- The Washington Times - Tuesday, June 7, 2016

It’s very peculiar timing that The Associated Press called the Democratic presidential primary in Hillary Clinton’s favor on the eve of a potentially devastating loss in California.

Not to say Mrs. Clinton wouldn’t have won the nomination eventually — she has been winning the popular vote and was just shy of grabbing the number of delegates she needed to clinch the nomination after wins in Puerto Rico and the Virgin Islands this weekend.

Still, the timing is suspect. Mrs. Clinton was losing her way to winning the nomination and the press was reporting it as such. California is a demographically diverse state which she won in 2008 during her first presidential bid. A loss there to rival Vermont Sen. Bernard Sanders would paint her as weak, while giving Mr. Sanders the boost he needed to take his campaign to the convention.

Exactly what Mrs. Clinton doesn’t want.

So is it possible the Clinton political machine tried to tip the scales on her behalf by having previously uncommitted superdelegates come forward Monday to force the AP’s hand into making a call? Before any votes were cast on Tuesday?

In a statement to the media, AP Executive Editor Kathleen Carroll defended her organization’s calling of the election on the eve of a primary night.

“By Monday evening, 571 superdelegates had told us unequivocally that they intend to vote for Clinton at the convention,” she said. “Adding that number to the delegates awarded to Clinton in primary and caucus voting to date gave her the number needed to be the presumptive nominee.
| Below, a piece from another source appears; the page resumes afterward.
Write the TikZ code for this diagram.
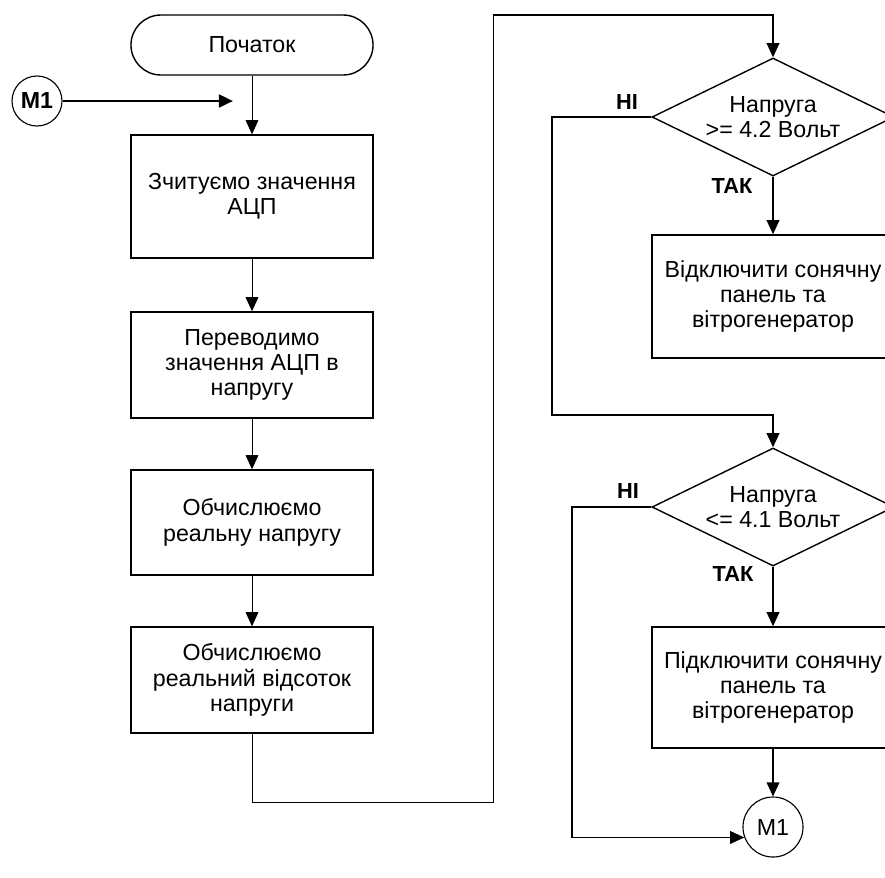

That is news and reporting the news is what we do.”

The Intercept’s Glenn Greenwald, who supports Mr. Sanders, implied in his column, “Perfect End to Democratic Primary: Anonymous Superdelegates Declare Winner Through Media,” that some of the superdelegates withheld their support for Mrs. Clinton to the AP until they saw a politically convenient moment.

They are political insiders, after all.

According to a Washington Post analysis, more than half of the 714 superdelegates are members of the Democratic National Committee and 261 others are members of Congress or state governors. The AP has declined to name the superdelegates who gave their support to Mrs. Clinton on Monday.

“AP claims that superdelegates who had not previously announced their intentions privately told AP reporters that they intend to vote for Clinton bringing her over the threshold. AP is concealing the identity of the decisive super-delegates who said this,” Mr. Greenwald wrote.

The Post’s Philip Bump, who writes politics for The Fix, noted the announcement of a Monday win for Mrs. Clinton held no downside for her campaign.

“Intuitively, it seems as though it might benefit Clinton, since Sanders’s younger base of voters who planned to come out to the polls on Tuesday might no longer do so — and Clinton’s older, more-likely-to-vote base would be less affected,” Mr. Bump wrote.

“It’s possible that the goal wasn’t to affect the results but, rather, to re-frame them,” he wrote. “No matter what happens in California on Tuesday, it will be accompanied by an asterisk. If Sanders wins, Clinton and/or her supporters can claim that it was backlash to the AP’s call. If Clinton wins, Sanders can make the same case — but his long-shot argument for earning the support of superdelegates will be significantly undercut.

“In other words, the leak is probably win-win for Clinton — which may have been exactly what the superdelegates that tipped hoped,” Mr. Bump concluded.

The Democratic deck has always been stacked against the Vermont self-described socialist. This might just be the latest and last example.